Validate INI and config file syntax with line-by-line analysis. Part of the DevTools Surf developer suite. Browse more tools in the Data / SQL collection.
Use Cases
Validate PHP application config files (php.ini, .env.ini) before deployment.
Check ansible.cfg, Terraform backend configs, or other INI-based tool configurations for syntax errors.
Verify Windows registry export (.reg) files that use an INI-like format.
Parse and validate game config files that use INI format (common in Unity and Unreal projects).
Tips
Check that section names contain no brackets or whitespace — [section name] is valid but [[nested]] causes parse errors in most INI parsers.
Validate both the INI syntax and the expected key presence simultaneously by enabling key-schema mode.
Use line-by-line error output to pinpoint issues in large config files without scrolling through hundreds of lines.
Fun Facts
The INI file format originated in MS-DOS and early Windows (late 1980s). win.ini and system.ini were the primary Windows 3.x configuration files — both have been superseded but the format persists widely.

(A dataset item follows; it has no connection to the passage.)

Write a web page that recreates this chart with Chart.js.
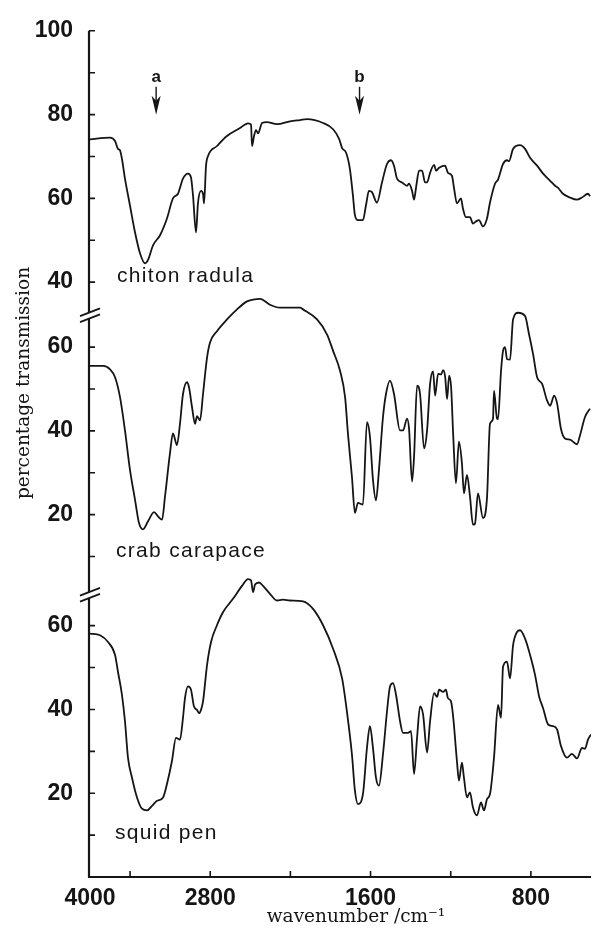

There is no formal specification for INI files — different parsers disagree on multi-line values, comment characters (# vs. ;), duplicate keys, and section inheritance. Python's configparser, PHP's parse_ini_file, and Windows registry INI all behave differently.
Git's own configuration file (.git/config) is an INI-derivative format — it extends the format with subsections like [branch "main"] and multi-valued keys.
FAQ
What counts as a valid INI file?
Sections in square brackets, key=value pairs, and comments starting with # or ;. The validator follows Python configparser behavior by default, which is the most widely accepted reference implementation.
Does it support multi-line values?
Multi-line values (indented continuation lines) are validated if enabled. Some parsers reject them; the validator shows whether your file passes strict or lenient modes.
Can it detect duplicate keys?
Yes — duplicate keys within the same section are flagged as warnings. Whether they are errors depends on the parser; most take the last value, some raise exceptions.